Topi ini bukan sekadar pelengkap seragam, tetapi simbol otoritas dan status seorang pemimpin desa di masa itu. Dalam sistem pemerintahan kolonial Belanda, setiap kepala desa atau lurah diwajibkan mengenakan seragam putih-putih lengkap dengan topi laken — sebagai lambang kekuasaan dan legitimasi dari penguasa kolonial.

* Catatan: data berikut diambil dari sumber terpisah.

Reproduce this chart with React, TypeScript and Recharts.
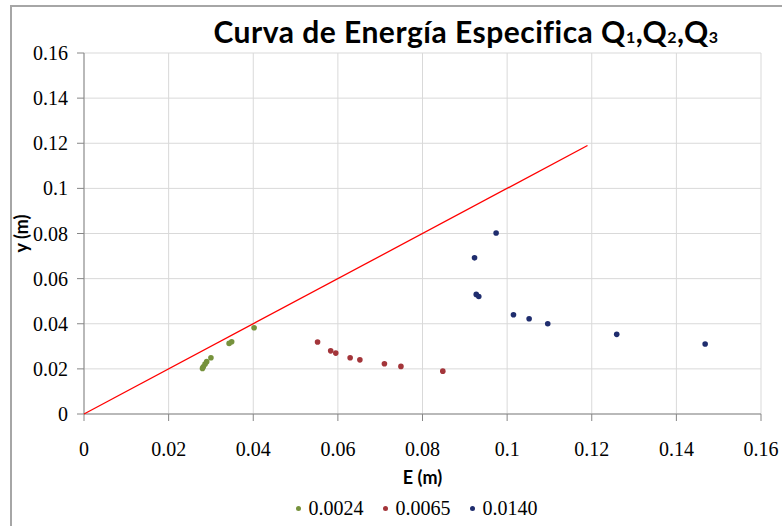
import React from 'react';
import { ScatterChart, Scatter, XAxis, YAxis, CartesianGrid } from 'recharts';

// E (m) / y (m) pairs, one list per flow
const q1E = [0.0402, 0.0349, 0.0343, 0.03, 0.029, 0.0286, 0.0282, 0.028];
const q1Y = [0.0382, 0.032, 0.0313, 0.0249, 0.0232, 0.0221, 0.0209, 0.0202];

const q2E = [0.0552, 0.0583, 0.0595, 0.0629, 0.0652, 0.071, 0.0749, 0.0848];
const q2Y = [0.0319, 0.028, 0.027, 0.0249, 0.024, 0.0223, 0.0211, 0.019];

const q3E = [0.0974, 0.0923, 0.0927, 0.0933, 0.1015, 0.1052, 0.1096, 0.1259, 0.1468];
const q3Y = [0.0802, 0.0692, 0.053, 0.0521, 0.044, 0.0422, 0.04, 0.0353, 0.031];

// critical line y = E
const lineE = [0, 0.119];
const lineY = [0, 0.119];

const seriesNames = ['0.0024', '0.0065', '0.0140'];
const seriesColors = ['#76923c', '#a3353a', '#1f2d6e'];

const ticks = [0, 0.02, 0.04, 0.06, 0.08, 0.1, 0.12, 0.14, 0.16];

const toPoints = (xs: number[], ys: number[]) => xs.map((x, i) => ({ x, y: ys[i] }));

const series = [
  toPoints(q1E, q1Y),
  toPoints(q2E, q2Y),
  toPoints(q3E, q3Y),
];
const lineData = toPoints(lineE, lineY);

const tickFont = { fontFamily: '"Liberation Serif", serif', fontSize: 20, fill: '#000' };
const labelFont = { fontFamily: 'Lato, sans-serif', fontSize: 18, fontWeight: 700, fill: '#000' };

const dot = (color: string) => (props: any) => (
  <circle cx={props.cx} cy={props.cy} r={2.8} fill={color} />
);

const sub = { fontSize: 16, verticalAlign: 'baseline' as const };

export default function App() {
  return (
    <div style={{ position: 'absolute', left: 0, top: 0, width: 782, height: 526, overflow: 'hidden', background: '#fff' }}>
      <div style={{
        position: 'absolute', left: 10, top: 5, width: 800, height: 600,
        borderTop: '2px solid #a6a6a6', borderLeft: '2px solid #a6a6a6'
      }} />
      <div style={{
        position: 'absolute', left: 0, width: 932, top: 13, textAlign: 'center', letterSpacing: 0.5,
        fontFamily: 'Lato, sans-serif', fontSize: 30, fontWeight: 700, color: '#000', whiteSpace: 'nowrap'
      }}>
        Curva de Energía Especifica Q<sub style={sub}>1</sub>,Q<sub style={sub}>2</sub>,Q<sub style={sub}>3</sub>
      </div>
      <div style={{ position: 'absolute', left: 0, top: 0 }}>
        <ScatterChart width={782} height={526} margin={{ top: 53, right: 21, left: 0, bottom: 40 }}>
          <CartesianGrid stroke="#d9d9d9" strokeWidth={1} />
          <XAxis
            type="number"
            dataKey="x"
            domain={[0, 0.16]}
            ticks={ticks}
            tickFormatter={(v) => String(v)}
            stroke="#868686"
            tickSize={7}
            tickMargin={21}
            tick={tickFont}
            height={72}
            label={{ value: 'E (m)', position: 'insideBottom', offset: 2, style: labelFont }}
          />
          <YAxis
            type="number"
            dataKey="y"
            domain={[0, 0.16]}
            ticks={ticks}
            tickFormatter={(v) => String(v)}
            stroke="#868686"
            tickSize={7}
            tickMargin={9}
            tick={tickFont}
            width={84}
            label={{ value: 'y (m)', angle: -90, position: 'insideLeft', offset: 22, style: { ...labelFont, textAnchor: 'middle' } }}
          />
          <Scatter
            data={lineData}
            line={{ stroke: '#ff0000', strokeWidth: 1.3 }}
            shape={() => <g />}
            legendType="none"
            isAnimationActive={false}
          />
          {series.map((data, i) => (
            <Scatter
              key={seriesNames[i]}
              name={seriesNames[i]}
              data={data}
              shape={dot(seriesColors[i])}
              fill={seriesColors[i]}
              isAnimationActive={false}
            />
          ))}
        </ScatterChart>
      </div>
      <div style={{
        position: 'absolute', left: 0, width: 833, top: 497, display: 'flex', justifyContent: 'center',
        fontFamily: '"Liberation Serif", serif', fontSize: 20, color: '#000', gap: 19
      }}>
        {seriesNames.map((name, i) => (
          <span key={name} style={{ display: 'flex', alignItems: 'center' }}>
            <span style={{ width: 5, height: 5, borderRadius: 3, background: seriesColors[i], marginRight: 8 }} />
            {name}
          </span>
        ))}
      </div>
    </div>
  );
}
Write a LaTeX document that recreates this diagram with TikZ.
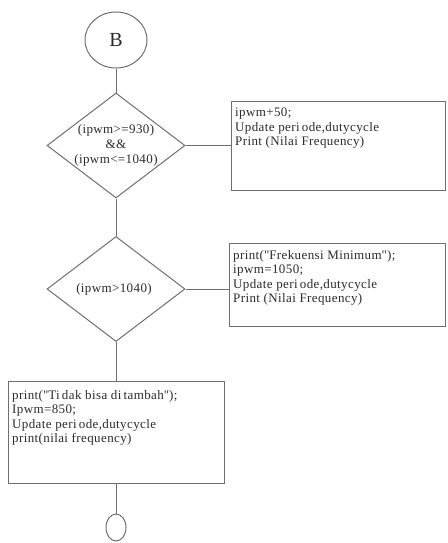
\documentclass[tikz,border=0pt]{standalone}
\usepackage{fontspec}
\setmainfont{Liberation Serif}[LetterSpace=3]
\usetikzlibrary{shapes.geometric}
\definecolor{linegray}{HTML}{6E6E6E}
\definecolor{inkgray}{HTML}{2A2A2A}
\newcommand{\dq}{\textquotedbl}
\begin{document}
\begin{tikzpicture}[x=1pt,y=-1pt,
  every node/.style={text=inkgray},
  conn/.style={draw=linegray, line width=1pt},
  terminal/.style={draw=linegray, line width=1pt, ellipse, inner sep=0pt},
  decision/.style={draw=linegray, line width=1pt, diamond, minimum width=138pt,
    minimum height=105pt, inner sep=0pt},
  procbox/.style={draw=linegray, line width=1pt, rectangle, anchor=north west, inner sep=0pt},
  boxtext/.style={anchor=north west, align=left, inner sep=0pt,
    font=\fontsize{13}{14.5}\selectfont},
  condtext/.style={align=center, inner sep=0pt, font=\fontsize{13}{15}\selectfont},
]
\useasboundingbox (0,0) rectangle (447,543);

% connector B and the two decisions
\node[terminal, minimum width=62pt, minimum height=56pt,
  font=\fontsize{20}{22}\selectfont] (start) at (116,40) {B};
\node[decision] (d1) at (116,145.5) {};
\node[condtext] (d1t) at (116,145) {(ipwm>=930)\\\&\&\\(ipwm<=1040)};
\node[decision] (d2) at (116,289) {};
\node[condtext] (d2t) at (114,289) {(ipwm>1040)};

% process boxes (text placed by the top of its first line)
\node[procbox, minimum width=214pt, minimum height=89pt] (b1) at (231,101) {};
\node[boxtext] (b1t) at (235,108) {ipwm+50;\\Update peri\,ode,dutycycle\\Print (Nilai Frequency)};
\node[procbox, minimum width=216pt, minimum height=83pt] (b2) at (229,243) {};
\node[boxtext] (b2t) at (233,250) {print(\dq Frekuensi Minimum\dq);\\ipwm=1050;\\Update peri\,ode,dutycycle\\Print (Nilai Frequency)};
\node[procbox, minimum width=216pt, minimum height=102pt] (b3) at (8,381) {};
\node[boxtext] (b3t) at (12,390) {print(\dq Ti\,dak bisa di\,tambah\dq);\\Ipwm=850;\\Update peri\,ode,dutycycle\\print(nilai frequency)};

% end connector
\node[terminal, minimum width=20pt, minimum height=27pt] (stop) at (116,527.5) {};

% flow lines
\draw[conn] (start.south) -- (d1.north);
\draw[conn] (d1.east) -- (b1.west |- d1.east);
\draw[conn] (d1.south) -- (d2.north);
\draw[conn] (d2.east) -- (b2.west |- d2.east);
\draw[conn] (d2.south) -- (b3.north -| d2.south);
\draw[conn] (b3.south -| stop.north) -- (stop.north);
\end{tikzpicture}
\end{document}
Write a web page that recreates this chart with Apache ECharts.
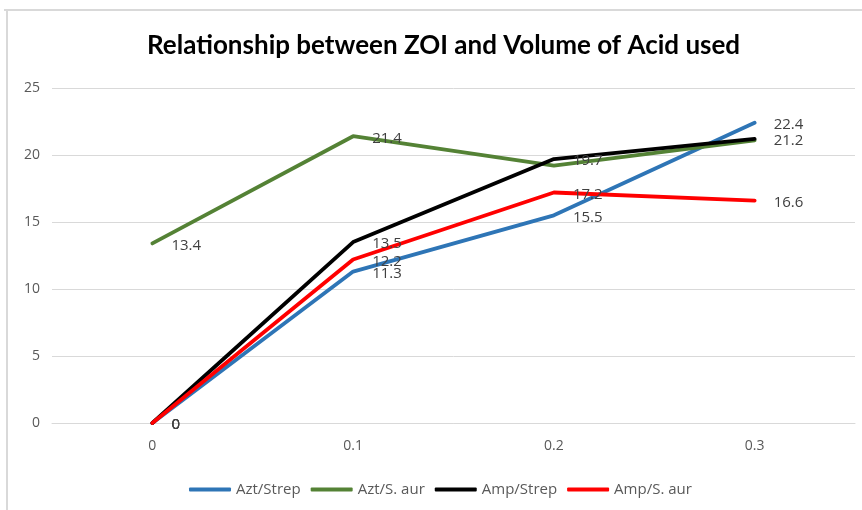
<!DOCTYPE html>
<html><head><meta charset="utf-8">
<script src="https://cdn.jsdelivr.net/npm/echarts@6/dist/echarts.min.js"></script>
<style>html,body{margin:0;padding:0;background:#fff}#c{width:862px;height:510px}</style>
</head><body><div id="c"></div>
<script>
const categories = ['0', '0.1', '0.2', '0.3'];
const aztStrep = [0, 11.3, 15.5, 22.4];
const aztSaur = [13.4, 21.4, 19.2, 21.1];
const ampStrep = [0, 13.5, 19.7, 21.2];
const ampSaur = [0, 12.2, 17.2, 16.6];
const yTicks = {min: 0, max: 25, interval: 5};

const chart = echarts.init(document.getElementById('c'));
const lbl = {show: true, position: 'right', distance: 19, offset: [0, 2], color: '#404040', fontSize: 15, fontFamily: 'Open Sans, sans-serif'};
function mk(name, data, color, hide) {
  return {
    name, type: 'line', data: data.map((v, i) => hide && hide.includes(i) ? {value: v, label: {show: false}} : v),
    symbol: 'circle', symbolSize: 0, showSymbol: true,
    lineStyle: {width: 3.8, color, cap: 'round', join: 'round'}, itemStyle: {color},
    label: lbl, z: 3
  };
}
chart.setOption({
  animation: false,
  graphic: [
    {type: 'line', shape: {x1: 7, y1: 10, x2: 7, y2: 510}, style: {stroke: '#d9d9d9', lineWidth: 2}},
    {type: 'line', shape: {x1: 4, y1: 10, x2: 862, y2: 10}, style: {stroke: '#d9d9d9', lineWidth: 2}}
  ],
  title: {text: 'Relationship between ZOI and Volume of Acid used', left: 142, top: 28,
    textStyle: {fontFamily: 'Lato, sans-serif', fontWeight: 'bold', fontSize: 26, color: '#000'}},
  grid: {left: 52, right: 7, top: 88, bottom: 87},
  xAxis: {type: 'category', data: categories, boundaryGap: true,
    axisLine: {show: true, lineStyle: {color: '#d9d9d9'}}, axisTick: {show: false},
    axisLabel: {color: '#595959', fontSize: 14, margin: 16, fontFamily: 'Open Sans, sans-serif'}},
  yAxis: {type: 'value', min: yTicks.min, max: yTicks.max, interval: yTicks.interval,
    axisLine: {show: false}, axisTick: {show: false},
    splitLine: {lineStyle: {color: '#d9d9d9', width: 1}},
    axisLabel: {color: '#595959', fontSize: 14, margin: 12, fontFamily: 'Open Sans, sans-serif'}},
  legend: {bottom: 8, left: 184, itemWidth: 42, itemHeight: 4, itemGap: 10, icon: 'roundRect',
    textStyle: {color: '#595959', fontSize: 15, fontFamily: 'Open Sans, sans-serif'}},
  series: [
    mk('Azt/Strep', aztStrep, '#2E75B6'),
    mk('Azt/S. aur', aztSaur, '#548235', [2, 3]),
    mk('Amp/Strep', ampStrep, '#000000'),
    mk('Amp/S. aur', ampSaur, '#FF0000')
  ]
});
</script></body></html>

Tokoh yang mengenakan topi tersebut adalah Suradi Hardjo Sukarto, Lurah Desa Punung pada masa itu. Dikenal sebagai pemimpin yang karismatik, beliau menjalankan pemerintahan desa dengan pengaruh yang besar di tengah tekanan kolonialisme. Topi laken miliknya hingga kini masih terjaga keasliannya dan menjadi peninggalan sejarah yang sangat berharga.
Terbuat dari bahan plastik tebal berbentuk bulat, topi ini juga memiliki lubang-lubang kecil di sisi kiri dan kanan. Desain ini tidak hanya berfungsi secara estetis dan praktis, tetapi juga mengandung makna filosofis.
Bentuk topi yang bundar melambangkan bahwa seorang pemimpin harus memiliki jiwa yang bersih dan utuh, menjadi pusat keteladanan bagi rakyatnya, dan mampu menyatukan bumi dan langit dalam keseimbangan kepemimpinan. Topi ini tidak sekadar simbol jabatan, melainkan manifestasi nilai-nilai kepemimpinan yang luhur.
Meski telah berusia lebih dari satu abad, topi laken ini masih utuh dan terawat, menjadi pengingat bagi generasi sekarang dan yang akan datang tentang sistem sosial-politik pada masa lalu, serta pentingnya nilai-nilai kepemimpinan yang bijaksana.
Mugio Gusti Allah paring berkahipun teng engsun, keluarga, rakyat, lan para penerusipun Kanjeng Nabi Muhammad Rasulullah, bumi langit sak isinipun.
Sebuah doa yang mengiringi keberadaan situs ini, agar bukan hanya menjadi artefak sejarah, tetapi juga sumber pelajaran spiritual dan moral bagi generasi penerus bangsa.